EXERCISE BRIEF: Say how many lines of the listing below contain "that", giving the number and nothing else.

DATA FOR PROCESSING:
— BEGIN —
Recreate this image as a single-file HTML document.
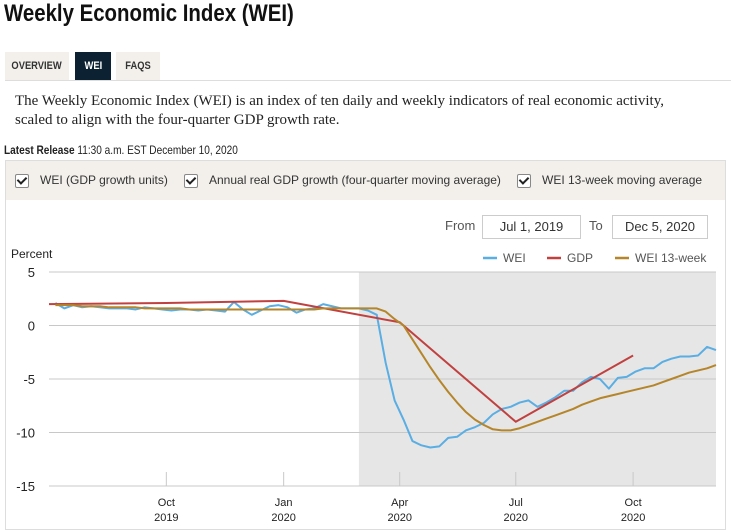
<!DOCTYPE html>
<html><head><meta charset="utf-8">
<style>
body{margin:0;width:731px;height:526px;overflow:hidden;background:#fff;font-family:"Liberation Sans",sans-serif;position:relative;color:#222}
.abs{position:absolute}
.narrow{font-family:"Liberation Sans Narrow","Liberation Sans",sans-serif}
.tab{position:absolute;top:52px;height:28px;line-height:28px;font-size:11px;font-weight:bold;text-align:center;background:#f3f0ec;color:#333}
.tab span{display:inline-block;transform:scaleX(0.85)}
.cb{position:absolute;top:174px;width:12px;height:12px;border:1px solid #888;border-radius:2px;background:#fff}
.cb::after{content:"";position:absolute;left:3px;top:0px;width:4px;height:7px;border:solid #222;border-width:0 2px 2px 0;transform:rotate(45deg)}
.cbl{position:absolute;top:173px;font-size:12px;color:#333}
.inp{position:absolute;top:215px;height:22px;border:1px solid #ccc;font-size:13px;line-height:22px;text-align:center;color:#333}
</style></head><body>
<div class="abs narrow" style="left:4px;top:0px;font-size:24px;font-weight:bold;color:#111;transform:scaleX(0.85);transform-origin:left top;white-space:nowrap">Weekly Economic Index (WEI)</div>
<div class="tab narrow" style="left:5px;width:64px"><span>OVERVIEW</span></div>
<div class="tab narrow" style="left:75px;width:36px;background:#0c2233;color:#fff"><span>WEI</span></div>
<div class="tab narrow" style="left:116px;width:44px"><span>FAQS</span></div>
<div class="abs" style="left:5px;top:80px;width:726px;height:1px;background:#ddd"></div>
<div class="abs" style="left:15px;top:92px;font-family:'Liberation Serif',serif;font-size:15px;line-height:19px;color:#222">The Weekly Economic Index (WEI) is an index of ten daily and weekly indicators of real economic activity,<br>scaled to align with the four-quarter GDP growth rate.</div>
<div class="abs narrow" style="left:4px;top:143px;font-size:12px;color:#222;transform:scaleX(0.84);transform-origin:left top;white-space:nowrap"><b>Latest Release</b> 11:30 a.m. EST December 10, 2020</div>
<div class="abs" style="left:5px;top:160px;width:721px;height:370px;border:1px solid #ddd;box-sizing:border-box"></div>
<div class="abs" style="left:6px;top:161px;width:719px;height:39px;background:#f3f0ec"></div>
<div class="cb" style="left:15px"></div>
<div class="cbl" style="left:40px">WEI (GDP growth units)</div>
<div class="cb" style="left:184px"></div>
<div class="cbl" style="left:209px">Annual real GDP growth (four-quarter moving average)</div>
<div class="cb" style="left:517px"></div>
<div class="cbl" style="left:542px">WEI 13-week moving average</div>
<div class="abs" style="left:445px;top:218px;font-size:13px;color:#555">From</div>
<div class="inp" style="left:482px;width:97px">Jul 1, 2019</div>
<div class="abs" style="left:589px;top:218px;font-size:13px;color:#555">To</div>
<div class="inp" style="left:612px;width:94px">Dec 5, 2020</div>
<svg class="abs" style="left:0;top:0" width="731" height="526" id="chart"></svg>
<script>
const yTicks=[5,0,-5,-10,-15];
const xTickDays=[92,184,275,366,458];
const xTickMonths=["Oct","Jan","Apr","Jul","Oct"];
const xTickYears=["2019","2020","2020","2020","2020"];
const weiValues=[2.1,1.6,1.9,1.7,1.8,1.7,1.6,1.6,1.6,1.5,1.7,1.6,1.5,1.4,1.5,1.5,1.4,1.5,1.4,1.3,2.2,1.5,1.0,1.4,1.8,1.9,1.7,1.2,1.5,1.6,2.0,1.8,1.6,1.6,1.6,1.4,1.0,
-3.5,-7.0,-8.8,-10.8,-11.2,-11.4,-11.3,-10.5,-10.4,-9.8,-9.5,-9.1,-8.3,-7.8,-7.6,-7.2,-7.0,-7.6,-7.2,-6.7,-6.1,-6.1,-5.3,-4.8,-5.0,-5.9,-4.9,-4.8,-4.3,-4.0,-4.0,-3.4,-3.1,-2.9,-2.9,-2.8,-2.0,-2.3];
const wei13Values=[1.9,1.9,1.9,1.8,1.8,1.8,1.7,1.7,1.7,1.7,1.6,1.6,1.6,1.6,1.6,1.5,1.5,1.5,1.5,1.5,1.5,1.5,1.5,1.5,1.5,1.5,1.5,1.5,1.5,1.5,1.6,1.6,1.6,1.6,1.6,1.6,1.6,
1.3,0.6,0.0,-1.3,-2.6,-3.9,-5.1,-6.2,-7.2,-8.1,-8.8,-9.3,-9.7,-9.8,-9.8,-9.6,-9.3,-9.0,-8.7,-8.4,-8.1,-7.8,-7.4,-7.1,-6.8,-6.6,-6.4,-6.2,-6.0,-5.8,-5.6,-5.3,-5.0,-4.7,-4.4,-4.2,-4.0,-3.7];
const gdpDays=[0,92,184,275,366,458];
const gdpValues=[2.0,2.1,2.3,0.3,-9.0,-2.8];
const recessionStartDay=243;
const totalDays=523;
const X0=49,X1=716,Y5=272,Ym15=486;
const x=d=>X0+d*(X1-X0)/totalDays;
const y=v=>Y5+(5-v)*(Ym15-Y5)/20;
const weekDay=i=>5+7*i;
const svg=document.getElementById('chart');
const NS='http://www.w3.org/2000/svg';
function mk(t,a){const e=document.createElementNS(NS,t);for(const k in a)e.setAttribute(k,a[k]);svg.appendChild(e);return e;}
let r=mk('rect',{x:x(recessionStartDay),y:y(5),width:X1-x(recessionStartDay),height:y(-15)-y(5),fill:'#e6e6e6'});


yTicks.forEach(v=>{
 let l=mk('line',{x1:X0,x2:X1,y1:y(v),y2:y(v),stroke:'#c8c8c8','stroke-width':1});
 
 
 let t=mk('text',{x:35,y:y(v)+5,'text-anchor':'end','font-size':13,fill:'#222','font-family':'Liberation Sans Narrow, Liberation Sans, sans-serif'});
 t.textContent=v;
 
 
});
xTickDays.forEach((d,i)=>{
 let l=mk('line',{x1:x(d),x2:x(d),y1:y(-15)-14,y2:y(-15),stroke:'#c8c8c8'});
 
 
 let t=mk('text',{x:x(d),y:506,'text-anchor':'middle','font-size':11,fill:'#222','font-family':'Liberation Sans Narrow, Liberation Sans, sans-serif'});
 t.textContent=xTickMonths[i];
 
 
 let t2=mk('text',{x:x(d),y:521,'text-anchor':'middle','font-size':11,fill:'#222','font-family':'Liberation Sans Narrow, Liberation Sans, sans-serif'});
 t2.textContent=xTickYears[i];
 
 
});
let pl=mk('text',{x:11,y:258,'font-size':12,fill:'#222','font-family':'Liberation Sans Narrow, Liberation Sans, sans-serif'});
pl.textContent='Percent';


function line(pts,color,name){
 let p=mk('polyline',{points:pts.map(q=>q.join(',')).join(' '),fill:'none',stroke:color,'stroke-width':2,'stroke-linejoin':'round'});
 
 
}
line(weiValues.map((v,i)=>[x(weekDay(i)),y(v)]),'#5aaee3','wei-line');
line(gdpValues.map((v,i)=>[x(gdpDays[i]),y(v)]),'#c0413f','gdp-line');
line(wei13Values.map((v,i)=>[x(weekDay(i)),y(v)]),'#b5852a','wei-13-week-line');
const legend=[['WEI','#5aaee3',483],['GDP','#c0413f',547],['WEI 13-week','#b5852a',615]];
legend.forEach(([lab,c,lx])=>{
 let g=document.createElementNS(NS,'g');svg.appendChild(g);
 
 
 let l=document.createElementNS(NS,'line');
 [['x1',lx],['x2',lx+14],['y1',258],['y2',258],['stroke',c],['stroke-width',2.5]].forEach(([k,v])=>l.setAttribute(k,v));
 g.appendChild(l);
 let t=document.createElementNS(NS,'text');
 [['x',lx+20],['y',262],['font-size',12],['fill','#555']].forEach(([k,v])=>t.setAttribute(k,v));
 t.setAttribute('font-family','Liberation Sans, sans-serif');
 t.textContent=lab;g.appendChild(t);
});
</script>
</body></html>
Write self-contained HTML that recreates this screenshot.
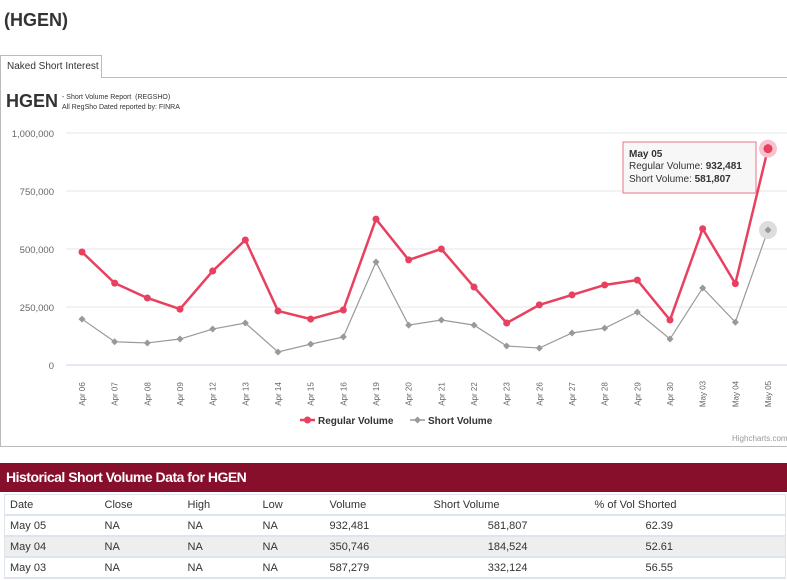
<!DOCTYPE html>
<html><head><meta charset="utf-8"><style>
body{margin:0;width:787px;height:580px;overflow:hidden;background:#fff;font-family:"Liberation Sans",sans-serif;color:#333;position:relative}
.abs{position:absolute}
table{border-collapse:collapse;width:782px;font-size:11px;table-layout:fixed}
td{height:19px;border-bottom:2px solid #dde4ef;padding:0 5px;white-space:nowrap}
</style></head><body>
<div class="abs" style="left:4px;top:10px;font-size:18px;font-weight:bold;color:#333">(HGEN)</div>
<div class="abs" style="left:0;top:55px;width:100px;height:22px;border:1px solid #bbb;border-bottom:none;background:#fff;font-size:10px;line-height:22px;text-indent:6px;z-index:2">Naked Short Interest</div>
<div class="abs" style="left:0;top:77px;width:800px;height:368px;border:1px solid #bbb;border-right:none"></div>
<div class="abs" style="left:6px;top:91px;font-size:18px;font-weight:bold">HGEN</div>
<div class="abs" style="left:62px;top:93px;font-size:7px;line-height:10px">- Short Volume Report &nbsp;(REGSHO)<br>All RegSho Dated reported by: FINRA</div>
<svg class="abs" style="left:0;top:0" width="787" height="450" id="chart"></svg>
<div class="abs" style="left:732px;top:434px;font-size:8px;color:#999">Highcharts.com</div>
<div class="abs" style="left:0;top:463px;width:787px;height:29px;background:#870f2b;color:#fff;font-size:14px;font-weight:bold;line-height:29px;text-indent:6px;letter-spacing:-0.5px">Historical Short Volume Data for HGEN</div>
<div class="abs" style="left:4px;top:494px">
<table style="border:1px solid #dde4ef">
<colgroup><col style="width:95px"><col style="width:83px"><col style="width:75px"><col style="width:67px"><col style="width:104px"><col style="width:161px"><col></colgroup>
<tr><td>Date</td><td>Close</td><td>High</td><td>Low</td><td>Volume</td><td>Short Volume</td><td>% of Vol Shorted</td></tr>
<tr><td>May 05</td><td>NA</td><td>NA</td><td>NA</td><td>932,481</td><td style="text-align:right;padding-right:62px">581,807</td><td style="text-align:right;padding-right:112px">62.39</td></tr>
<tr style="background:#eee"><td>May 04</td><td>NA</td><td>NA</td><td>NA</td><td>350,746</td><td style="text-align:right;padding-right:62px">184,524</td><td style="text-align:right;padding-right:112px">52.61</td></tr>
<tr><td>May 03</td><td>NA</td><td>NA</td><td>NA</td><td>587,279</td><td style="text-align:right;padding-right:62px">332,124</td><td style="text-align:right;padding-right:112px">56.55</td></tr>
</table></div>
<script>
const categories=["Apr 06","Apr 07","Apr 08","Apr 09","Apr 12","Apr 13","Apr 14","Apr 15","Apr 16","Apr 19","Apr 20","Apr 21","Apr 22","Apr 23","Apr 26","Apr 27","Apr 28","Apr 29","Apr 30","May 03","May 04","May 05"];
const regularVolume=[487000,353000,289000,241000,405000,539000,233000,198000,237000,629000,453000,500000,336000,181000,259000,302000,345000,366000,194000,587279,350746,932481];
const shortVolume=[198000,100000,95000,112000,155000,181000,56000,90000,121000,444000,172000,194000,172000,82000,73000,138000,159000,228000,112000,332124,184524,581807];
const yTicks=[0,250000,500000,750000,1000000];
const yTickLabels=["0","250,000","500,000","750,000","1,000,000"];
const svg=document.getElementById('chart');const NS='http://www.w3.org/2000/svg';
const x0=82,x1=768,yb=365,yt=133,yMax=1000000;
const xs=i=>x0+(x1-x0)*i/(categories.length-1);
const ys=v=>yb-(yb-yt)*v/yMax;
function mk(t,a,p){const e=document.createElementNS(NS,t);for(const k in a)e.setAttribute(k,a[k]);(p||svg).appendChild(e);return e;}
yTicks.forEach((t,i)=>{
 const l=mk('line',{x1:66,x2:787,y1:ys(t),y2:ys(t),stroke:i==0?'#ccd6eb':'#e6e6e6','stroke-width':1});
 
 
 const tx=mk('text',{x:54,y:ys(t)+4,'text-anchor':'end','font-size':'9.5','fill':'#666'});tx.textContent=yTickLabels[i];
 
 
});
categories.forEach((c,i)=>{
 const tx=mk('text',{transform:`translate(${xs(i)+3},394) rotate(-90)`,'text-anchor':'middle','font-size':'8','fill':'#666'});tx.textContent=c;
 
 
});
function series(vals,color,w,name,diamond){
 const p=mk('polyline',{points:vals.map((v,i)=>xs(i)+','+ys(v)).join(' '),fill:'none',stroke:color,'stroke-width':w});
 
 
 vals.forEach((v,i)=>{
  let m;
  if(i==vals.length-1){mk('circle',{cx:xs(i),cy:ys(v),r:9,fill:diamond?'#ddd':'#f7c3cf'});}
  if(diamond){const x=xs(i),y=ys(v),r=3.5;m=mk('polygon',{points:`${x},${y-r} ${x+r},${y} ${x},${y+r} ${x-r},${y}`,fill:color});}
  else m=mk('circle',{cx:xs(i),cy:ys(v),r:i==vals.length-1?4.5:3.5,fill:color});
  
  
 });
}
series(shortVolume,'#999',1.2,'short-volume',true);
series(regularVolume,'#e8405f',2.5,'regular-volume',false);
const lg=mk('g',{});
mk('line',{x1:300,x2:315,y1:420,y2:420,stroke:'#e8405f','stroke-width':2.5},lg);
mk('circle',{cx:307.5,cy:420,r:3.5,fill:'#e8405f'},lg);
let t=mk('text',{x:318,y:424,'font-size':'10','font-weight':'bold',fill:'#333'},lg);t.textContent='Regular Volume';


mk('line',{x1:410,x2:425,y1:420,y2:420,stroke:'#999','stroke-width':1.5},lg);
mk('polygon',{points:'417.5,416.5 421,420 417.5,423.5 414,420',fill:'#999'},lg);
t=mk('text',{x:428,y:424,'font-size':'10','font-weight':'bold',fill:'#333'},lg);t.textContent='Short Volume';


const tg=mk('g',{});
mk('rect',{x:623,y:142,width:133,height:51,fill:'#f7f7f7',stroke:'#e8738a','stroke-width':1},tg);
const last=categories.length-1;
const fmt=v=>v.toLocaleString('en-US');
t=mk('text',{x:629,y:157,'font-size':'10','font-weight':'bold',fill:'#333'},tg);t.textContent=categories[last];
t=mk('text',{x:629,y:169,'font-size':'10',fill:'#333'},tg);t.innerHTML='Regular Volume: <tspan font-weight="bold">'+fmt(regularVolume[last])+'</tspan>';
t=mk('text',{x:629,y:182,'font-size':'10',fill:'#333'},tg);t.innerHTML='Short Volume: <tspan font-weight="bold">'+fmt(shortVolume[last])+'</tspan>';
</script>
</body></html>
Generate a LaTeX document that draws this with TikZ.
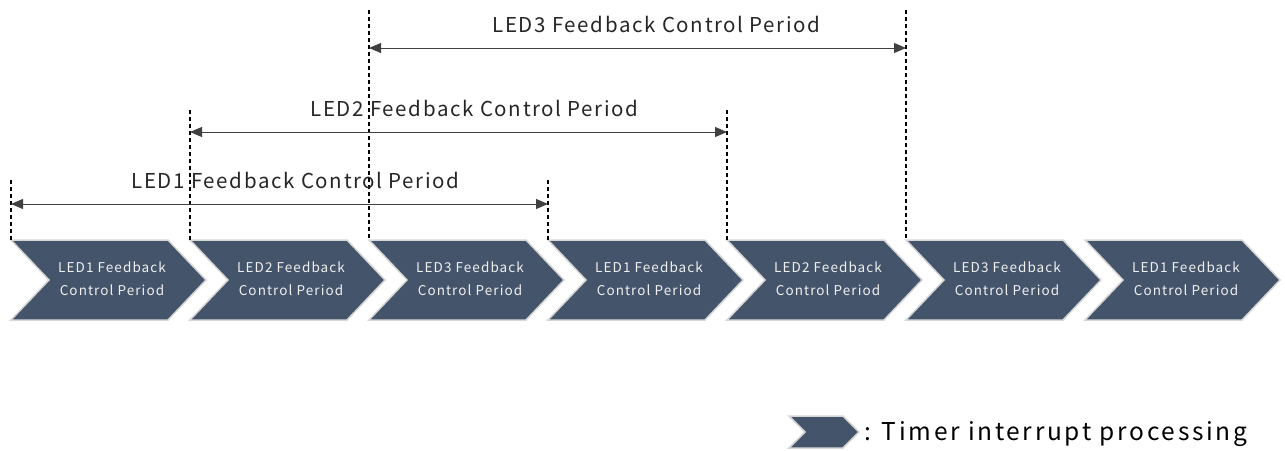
— END —
EXERCISE ANSWER: 2